To prove this: write $\ln\left(\frac{e^{-t} + 1 + e^t}{3}\right)$ as $f(t^2)$ where $f(u) = \ln\left(\frac{1 + 2\cosh \sqrt u}{3}\right)$. Then $f'(0) = \frac13$ (as we expected from the earlier Taylor series) and \begin{align} f''(u) &= \frac{\left(\cosh \sqrt{u}+2\right)-\frac{\sinh \sqrt{u}}{\sqrt u} \left(2 \cosh \sqrt{u}+1\right)}{2 u \left(2 \cosh \sqrt{u}+1\right)^2} \\ &\le \frac{\left(\cosh \sqrt{u}+2\right)-1 \cdot \left(2 \cosh \sqrt{u}+1\right)}{2 u \left(2 \cosh \sqrt{u}+1\right)^2}\\ &= \frac{1 - \cosh \sqrt u}{2 u \left(2 \cosh \sqrt{u}+1\right)^2} \le 0 \end{align} for all $u \ge 0$, since $\cosh$ is always at least $1$ and the denominator is nonnegative.
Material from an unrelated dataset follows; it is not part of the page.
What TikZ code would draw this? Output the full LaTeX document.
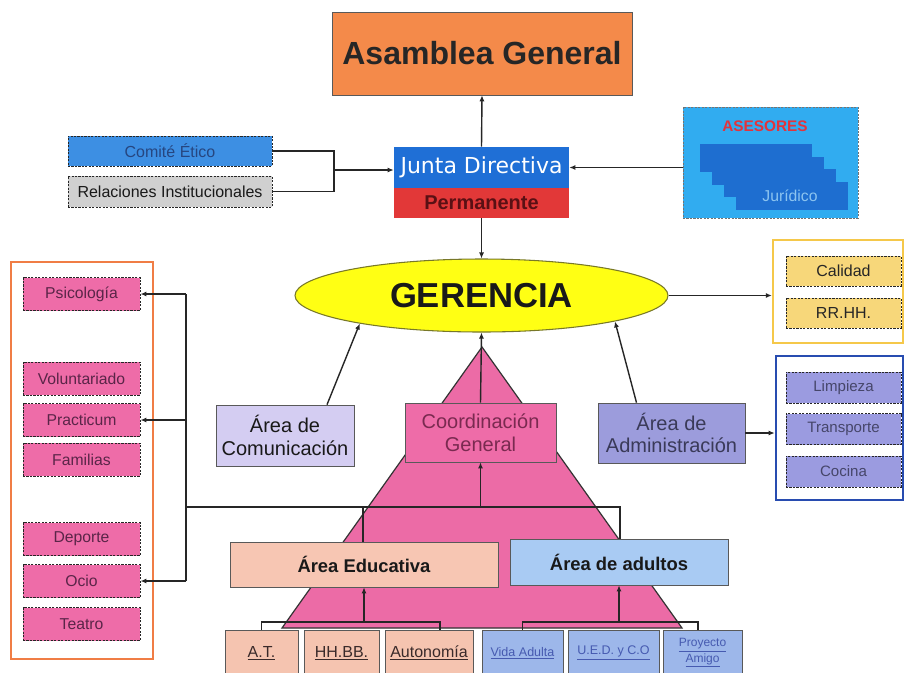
\documentclass[tikz,border=0pt]{standalone}
\usepackage{fontspec}
\setmainfont{Liberation Sans}
\newfontfamily\dvs{DejaVu Sans}
\usetikzlibrary{arrows.meta,shapes.geometric,calc}
\definecolor{asamC}{RGB}{244,138,74}
\definecolor{juntaC}{RGB}{31,111,214}
\definecolor{permC}{RGB}{226,56,56}
\definecolor{permT}{RGB}{90,16,20}
\definecolor{comiteC}{RGB}{61,143,227}
\definecolor{comiteT}{RGB}{38,70,128}
\definecolor{relC}{RGB}{208,208,208}
\definecolor{asesC}{RGB}{49,172,240}
\definecolor{stairC}{RGB}{30,110,208}
\definecolor{juriT}{RGB}{140,196,240}
\definecolor{asesT}{RGB}{226,52,60}
\definecolor{gerC}{RGB}{255,255,20}
\definecolor{gerB}{RGB}{120,120,40}
\definecolor{yelB}{RGB}{245,200,74}
\definecolor{calC}{RGB}{247,215,122}
\definecolor{bluB}{RGB}{40,76,176}
\definecolor{limpC}{RGB}{155,155,224}
\definecolor{limpT}{RGB}{70,70,106}
\definecolor{orgB}{RGB}{240,125,69}
\definecolor{pinkC}{RGB}{238,108,168}
\definecolor{pinkT}{RGB}{90,37,72}
\definecolor{comC}{RGB}{212,205,242}
\definecolor{coordT}{RGB}{122,42,80}
\definecolor{admC}{RGB}{156,156,220}
\definecolor{admT}{RGB}{58,58,88}
\definecolor{pyrC}{RGB}{236,107,166}
\definecolor{eduC}{RGB}{247,198,179}
\definecolor{adulC}{RGB}{169,203,243}
\definecolor{botP}{RGB}{245,196,176}
\definecolor{botB}{RGB}{157,183,234}
\definecolor{botPT}{RGB}{58,42,42}
\definecolor{botBT}{RGB}{70,90,176}
\begin{document}
\begin{tikzpicture}[x=0.75pt,y=-0.75pt,
  box/.style={rectangle,draw=black!65,line width=0.5pt,inner sep=0pt,align=center},
  dbox/.style={box,draw=black!85,line width=0.7pt,dash pattern=on 1.6pt off 1pt},
  pinkbox/.style={dbox,fill=pinkC,text=pinkT,minimum width=87.75pt,minimum height=24.75pt,font=\fontsize{11.8}{13}\selectfont},
  calbox/.style={dbox,fill=calC,text=black!85,minimum width=86.25pt,minimum height=22.5pt,font=\fontsize{12}{14}\selectfont},
  limpbox/.style={dbox,fill=limpC,text=limpT,minimum width=86.25pt,minimum height=23.25pt,font=\fontsize{11.3}{13}\selectfont},
  botbox/.style={box,minimum height=34.5pt,line width=0.6pt},
  ln/.style={line width=1.05pt,draw=black!85},
  arr/.style={ln,-{Latex[length=4.5pt,width=3.8pt]}}]
\useasboundingbox (0,0) rectangle (905,672);
\clip (0,0) rectangle (905,672);
\fill[white] (0,0) rectangle (905,672);

% pyramid
\filldraw[fill=pyrC,draw=black!80,line width=0.9pt] (482,347) -- (282,628) -- (682,628) -- cycle;

% top
\node[box,fill=asamC,minimum width=225pt,minimum height=62.25pt,font=\fontsize{24}{28}\selectfont\bfseries,text=black!85] (asam) at (482,53.5) {Asamblea General};
\node[box,draw=none,fill=juntaC,minimum width=131.25pt,minimum height=30.75pt,text=white,font=\dvs\fontsize{16.5}{19}\selectfont] (junta) at (481.5,167.5) {Junta Directiva};
\node[box,draw=none,fill=permC,minimum width=131.25pt,minimum height=22.5pt,text=permT,font=\fontsize{15}{18}\selectfont\bfseries] (perm) at (481.5,203) {Permanente};
\node[dbox,fill=comiteC,text=comiteT,minimum width=153pt,minimum height=22.5pt,font=\fontsize{12}{14}\selectfont] (comite) at (170,151) {Comité Ético};
\node[dbox,fill=relC,text=black!90,minimum width=153pt,minimum height=23.25pt,font=\fontsize{12}{14}\selectfont] (rel) at (170,191.5) {Relaciones Institucionales};

% asesores
\node[dbox,fill=asesC,draw=black!55,minimum width=131.25pt,minimum height=83.25pt] (ases) at (770.5,162.5) {};
\node[text=asesT,font=\fontsize{11.5}{13}\selectfont\bfseries] (asesl) at (765,126) {ASESORES};
\foreach \i in {0,1,2,3}{
  \fill[stairC] ($(700,144)+(12*\i,12.5*\i)$) rectangle ($(812,172)+(12*\i,12.5*\i)$);
}
\node[text=juriT,font=\fontsize{11.8}{13}\selectfont] (juri) at (790,196) {Jurídico};

% gerencia
\node[ellipse,fill=gerC,draw=gerB,line width=0.8pt,minimum width=279.75pt,minimum height=54.75pt,inner sep=0pt,font=\fontsize{26}{30}\selectfont\bfseries,text=black!90] (ger) at (481.5,295.5) {GERENCIA};

% right groups
\node[box,draw=yelB,line width=1.8pt,fill=white,minimum width=97.5pt,minimum height=77.25pt] (yel) at (838,291.5) {};
\node[calbox] (cal) at (843.5,271) {Calidad};
\node[calbox] (rrhh) at (843.5,313) {RR.HH.};
\node[box,draw=bluB,line width=2pt,fill=white,minimum width=95.25pt,minimum height=108pt] (blu) at (839.5,428) {};
\node[limpbox] (limp) at (843.5,387.5) {Limpieza};
\node[limpbox] (transp) at (843.5,429) {Transporte};
\node[limpbox] (cocina) at (843.5,471.5) {Cocina};

% left group
\node[box,draw=orgB,line width=1.7pt,fill=white,minimum width=106.5pt,minimum height=297.75pt] (lgrp) at (82,460.5) {};
\node[pinkbox] (psico) at (81.5,294) {Psicología};
\node[pinkbox] (volun) at (81.5,378.5) {Voluntariado};
\node[pinkbox] (pract) at (81.5,420) {Practicum};
\node[pinkbox] (famil) at (81.5,459.5) {Familias};
\node[pinkbox] (depor) at (81.5,539) {Deporte};
\node[pinkbox] (ocio) at (81.5,581) {Ocio};
\node[pinkbox] (teatro) at (81.5,624) {Teatro};

% middle
\node[box,fill=comC,minimum width=103.5pt,minimum height=45.75pt,font=\fontsize{15}{17}\selectfont,text=black!90] (com) at (285,435.5) {Área de\\Comunicación};
\node[box,fill=pinkC,minimum width=113.25pt,minimum height=44.25pt,font=\fontsize{15}{17}\selectfont,text=coordT] (coord) at (480.5,432.5) {Coordinación\\General};
\node[box,fill=admC,minimum width=110.25pt,minimum height=45pt,font=\fontsize{15}{17}\selectfont,text=admT] (adm) at (671.5,433) {Área de\\Administración};
\node[box,fill=eduC,minimum width=201pt,minimum height=33.75pt,font=\fontsize{13.8}{16}\selectfont\bfseries,text=black!90] (educ) at (364,564.5) {Área Educativa};
\node[box,fill=adulC,minimum width=163.5pt,minimum height=34.5pt,font=\fontsize{13.8}{16}\selectfont\bfseries,text=black!90] (adul) at (619,562) {Área de adultos};

% bottom row
\node[botbox,fill=botP,text=botPT,minimum width=54.75pt,font=\fontsize{12}{14}\selectfont] (at) at (261.5,653) {\underline{A.T.}};
\node[botbox,fill=botP,text=botPT,minimum width=56.25pt,font=\fontsize{12}{14}\selectfont] (hh) at (341.5,653) {\underline{HH.BB.}};
\node[botbox,fill=botP,text=botPT,minimum width=66pt,font=\fontsize{12}{14}\selectfont] (auto) at (429,653) {\underline{Autonomía}};
\node[botbox,fill=botB,text=botBT,minimum width=60.75pt,font=\fontsize{9.4}{10}\selectfont] (vida) at (522.5,653) {\underline{Vida Adulta}};
\node[botbox,fill=botB,text=botBT,minimum width=68.25pt,font=\fontsize{9.4}{10}\selectfont] (ued) at (613.5,653) {\underline{U.E.D. y C.O}};
\node[botbox,fill=botB,text=botBT,minimum width=59.25pt,font=\fontsize{9}{10}\selectfont] (amigo) at (702.5,653) {\underline{Proyecto}\\\underline{Amigo}};

% connectors top
\draw[arr] (junta.north) -- (asam.south);
\draw[arr] (perm.south) -- (ger.north);
\coordinate (jx) at (334,170);
\draw[ln] (comite.east) -| (jx);
\draw[ln] (rel.east) -| (jx);
\draw[arr] (jx) -- (jx -| junta.west);
\draw[arr] (junta.east -| ases.west) -- (junta.east);
\draw[arr] (ger.east) -- (ger.east -| yel.west);
\draw[arr] (adm.east) -- (adm.east -| blu.west);
\draw[arr] ($(com.north)+(42,0)$) -- (ger.193);
\draw[arr] ($(adm.north)+(-35,0)$) -- (ger.349);
\draw[arr] (coord.north) -- (ger.south);

% left connectors
\coordinate (hL) at (186,507);
\coordinate (hR) at (620,507);
\coordinate (hE) at (363,507);
\draw[ln] (psico.east -| hL) -- (ocio.east -| hL);
\draw[arr] (psico.east -| hL) -- (psico.east);
\draw[arr] (pract.east -| hL) -- (pract.east);
\draw[arr] (ocio.east -| hL) -- (ocio.east);
\draw[ln] (hL) -- (hR) -- (hR |- adul.north);
\draw[ln] (hE) -- (hE |- educ.north);
\draw[arr] (hL -| coord.south) -- (coord.south);

% bottom connectors
\coordinate (bl) at (440,622);
\coordinate (br) at (698,622);
\draw[ln] (at.north) |- (bl) -- (bl |- auto.north);
\draw[arr] (educ.south |- bl) -- (educ.south);
\draw[ln] (vida.north) |- (br) -- (br |- amigo.north);
\draw[arr] (adul.south |- br) -- (adul.south);
\end{tikzpicture}
\end{document}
Therefore $f(u)$ is concave for nonnegative $u$ and the tangent line $f(0) + f'(0) u$ is above $f(u)$ when $u \ge 0$. Substituting $u = t^2$, we get: $$ f(u) \le f(0) + f'(0) u \implies f(u) \le \frac13 u \implies \ln\left(\frac{e^{-t} + 1 + e^t}{3}\right) \le \frac13 t^2. $$ Due to the Taylor series expansion, this is the best bound of its type: as $t \to 0$, we have $\ln\left(\frac{e^{-t} + 1 + e^t}{3}\right) = \frac13 t^2 + O(t^4)$, so for all $\epsilon>0$, given sufficiently small $t$ we get $\ln\left(\frac{e^{-t} + 1 + e^t}{3}\right) > (\frac13 - \epsilon)t^2$. So we cannot improve on the inequality used above - not if we want to get a bound of the form $e^{-C\delta^2n}$ at the end.
Replacing $\frac{e^{-t} + 1 + e^t}{3}$ by its upper bound $e^{t^2/3}$, we get $$ \Pr[Y \ge \delta n] \le e^{\frac13t^2n - t\delta n} $$ and now the best choice of $t$ is $t = \frac32 \delta$, which gives us $$ \Pr[Y \ge \delta n] \le e^{-\frac34 \delta^2 n}. $$ This is the best bound of this type we could come up with with this method: by the Taylor series argument, we have captured the behavior of the Markov-type upper bound as $\delta \to 0$. (We can't rule out, though, that there's a better bound we can prove that doesn't go through the same application of Markov's inequality.) For $\delta$ further from $0$, we might get also better behavior by not ignoring the higher-order terms in $t$; this happens for the ordinary Chernoff bound as well.